Uomini che hanno dedicato la vita alla cosa pubblica, che hanno versato il loro
sangue”. Veramente era il sangue dei berberi e i loro beni che non si sa bene che
fine abbiano fatto. Ma certo sono particolari di poco interesse anche in vista
di una beatificazione, certificata pure dal povero Sansonetti ormai evolutosi
da giornalista a caso umano.
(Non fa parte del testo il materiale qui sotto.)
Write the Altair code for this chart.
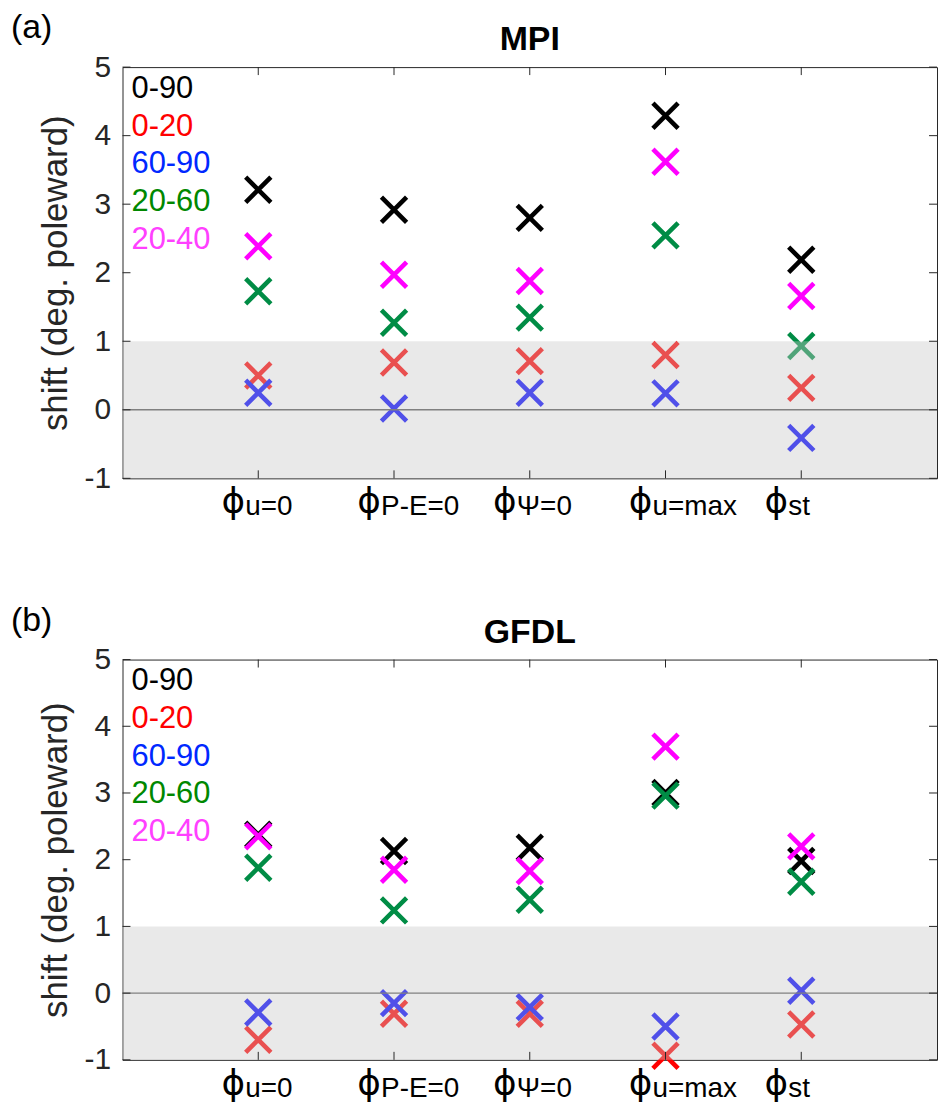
import altair as alt
import pandas as pd

# ---------------- data ----------------
categories = ["u=0", "P-E=0", "Ψ=0", "u=max", "st"]
series = ["0-90", "0-20", "60-90", "20-60", "20-40"]
marker_colors = ["#000000", "#ff0000", "#0000ff", "#008c45", "#ff00ff"]
legend_colors = ["#000000", "#ff0000", "#0028ff", "#008800", "#ff40ff"]

mpi_0_90 = [3.21, 2.92, 2.80, 4.29, 2.19]
mpi_0_20 = [0.50, 0.69, 0.71, 0.80, 0.32]
mpi_60_90 = [0.25, 0.02, 0.25, 0.24, -0.41]
mpi_20_60 = [1.73, 1.27, 1.345, 2.545, 0.93]
mpi_20_40 = [2.385, 1.97, 1.88, 3.62, 1.66]

gfdl_0_90 = [2.375, 2.13, 2.18, 3.00, 1.98]
gfdl_0_20 = [-0.70, -0.31, -0.31, -0.94, -0.47]
gfdl_60_90 = [-0.29, -0.15, -0.21, -0.50, 0.035]
gfdl_20_60 = [1.88, 1.24, 1.40, 2.96, 1.67]
gfdl_20_40 = [2.35, 1.85, 1.83, 3.695, 2.20]

y_ticks = [-1, 0, 1, 2, 3, 4, 5]
y_domain = [-1, 5]
x_domain = [0, 6]
band = [-1, 1]
zero_line = [0]

FONT = "Liberation Sans"
X_PATH = "M-1,-1L1,1M1,-1L-1,1"
W = 818


def panel(values, title, letter, h):
    rows = []
    for s, arr in zip(series, values):
        for i, v in enumerate(arr):
            rows.append({"series": s, "pos": i + 1, "value": v})
    df = pd.DataFrame(rows)

    ys = alt.Scale(domain=y_domain, nice=False, zero=False)
    xs = alt.Scale(domain=x_domain, nice=False, zero=False)
    yaxis = alt.Axis(
        values=y_ticks, tickSize=0, domain=False, grid=False,
        labelFontSize=30, labelPadding=12, labelColor="#262626",
        labelExpr="'' + datum.value",
        title="shift (deg. poleward)", titleFontSize=35,
        titleFontWeight="normal", titlePadding=11, titleColor="#262626",
    )

    points = alt.Chart(df).mark_point(
        shape=X_PATH, size=640, strokeWidth=4.6, filled=False, opacity=1
    ).encode(
        x=alt.X("pos:Q", scale=xs, axis=None),
        y=alt.Y("value:Q", scale=ys, axis=yaxis),
        color=alt.Color("series:N", scale=alt.Scale(domain=series, range=marker_colors), legend=None),
    )

    band_df = pd.DataFrame({"lo": [band[0]], "hi": [band[1]]})
    shade = alt.Chart(band_df).mark_rect(color="#c8c8c8", opacity=0.4).encode(
        x=alt.value(0), x2=alt.value(W),
        y=alt.Y("lo:Q", scale=ys, axis=yaxis), y2="hi:Q",
    )

    zl = alt.Chart(pd.DataFrame({"z": zero_line})).mark_rule(
        color="#808080", strokeWidth=1.5
    ).encode(y=alt.Y("z:Q", scale=ys, axis=yaxis))

    yt = pd.DataFrame({"v": y_ticks})
    yt_left = alt.Chart(yt).mark_rule(color="#262626", strokeWidth=1).encode(
        y=alt.Y("v:Q", scale=ys, axis=yaxis), x=alt.value(0), x2=alt.value(8))
    yt_right = alt.Chart(yt).mark_rule(color="#262626", strokeWidth=1).encode(
        y=alt.Y("v:Q", scale=ys, axis=yaxis), x=alt.value(W - 8), x2=alt.value(W))

    cat_df = pd.DataFrame({"pos": list(range(1, len(categories) + 1)), "label": categories})
    xt_bot = alt.Chart(cat_df).mark_rule(color="#262626", strokeWidth=1).encode(
        x=alt.X("pos:Q", scale=xs, axis=None), y=alt.value(h - 8), y2=alt.value(h))
    xt_top = alt.Chart(cat_df).mark_rule(color="#262626", strokeWidth=1).encode(
        x=alt.X("pos:Q", scale=xs, axis=None), y=alt.value(0), y2=alt.value(8))

    phi = alt.Chart(cat_df).mark_text(
        text="ϕ", font="DejaVu Sans", fontSize=36, align="center", baseline="middle", dx=-25, color="#000000"
    ).encode(x=alt.X("pos:Q", scale=xs, axis=None), y=alt.value(h + 24))
    rest = alt.Chart(cat_df).mark_text(
        font=FONT, fontSize=28, align="left", baseline="alphabetic", dx=-13, color="#000000"
    ).encode(x=alt.X("pos:Q", scale=xs, axis=None), y=alt.value(h + 37), text="label:N")

    leg_df = pd.DataFrame({"series": series, "tc": legend_colors, "row": list(range(len(series)))})
    legend = alt.Chart(leg_df).transform_calculate(
        ly="22 + 37.8 * datum.row"
    ).mark_text(font=FONT, fontSize=31, align="left", baseline="middle").encode(
        x=alt.value(9),
        y=alt.Y("ly:Q", scale=None, axis=None),
        text="series:N",
        color=alt.Color("tc:N", scale=None),
    )

    lab = alt.Chart(pd.DataFrame({"t": [letter]})).mark_text(
        font=FONT, fontSize=34, align="left", baseline="middle", color="#000000"
    ).encode(x=alt.value(-112), y=alt.value(-39), text="t:N")

    ttl = alt.Chart(pd.DataFrame({"t": [title]})).mark_text(
        font=FONT, fontSize=34, fontWeight="bold", align="center", baseline="alphabetic", color="#000000"
    ).encode(x=alt.value(W / 2), y=alt.value(-17), text="t:N")

    return alt.layer(
        points, shade, zl, yt_left, yt_right, xt_bot, xt_top, phi, rest, legend, lab, ttl
    ).properties(width=W, height=h)


top = panel([mpi_0_90, mpi_0_20, mpi_60_90, mpi_20_60, mpi_20_40], "MPI", "(a)", 413)
bottom = panel([gfdl_0_90, gfdl_0_20, gfdl_60_90, gfdl_20_60, gfdl_20_40], "GFDL", "(b)", 402)

chart = alt.vconcat(top, bottom, spacing=81).properties(
    padding={"left": 2, "top": 0, "right": 0, "bottom": 0}
).configure(font=FONT).configure_view(stroke="#262626", strokeWidth=1)

chart.save("out.html", embed_options={"renderer": "svg", "actions": False})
Ma anche di un vasto ambiente di opportunisti e
difensori dello statu quo ante palesi o segreti.
Comunque sia da tutta questa vicenda emerge
in chiaro scuro, ma evidente, il ruolo dei grand commis dello stato come
cinghia di trasmissione di un’oligarchia di fatto, dell’incesto fra pubblico e
affari privati, come rizoma sulla radice della corruttela, un qualcosa che
permette la rigenerazione delle piante infestanti anche in condizioni
sfavorevoli. Un ceto duttile che come la Cancellieri può dire che la mafia non
esiste ed essere contemporaneamente chiamata da uno poi indagato per mafia, a
gestire (peraltro malissimo) l’emergenza rifiuti in Sicilia che notoriamente è
in mano alla criminalità organizzata. Che gestisce opportunamente le prebende e
sa quali privilegi non toccare, chi aiutare e chi affossare. Un ceto che
dall’alto dei suoi privilegi può disprezzare l’insieme dei cittadini che non
hanno santi in paradiso. Così anche alla Cancellieri con figlio milionario per
grazia di mammà, scappò di dire «noi italiani siamo fermi al posto fisso
nella stessa città di fianco a mamma e papà». La beffa dopo il danno.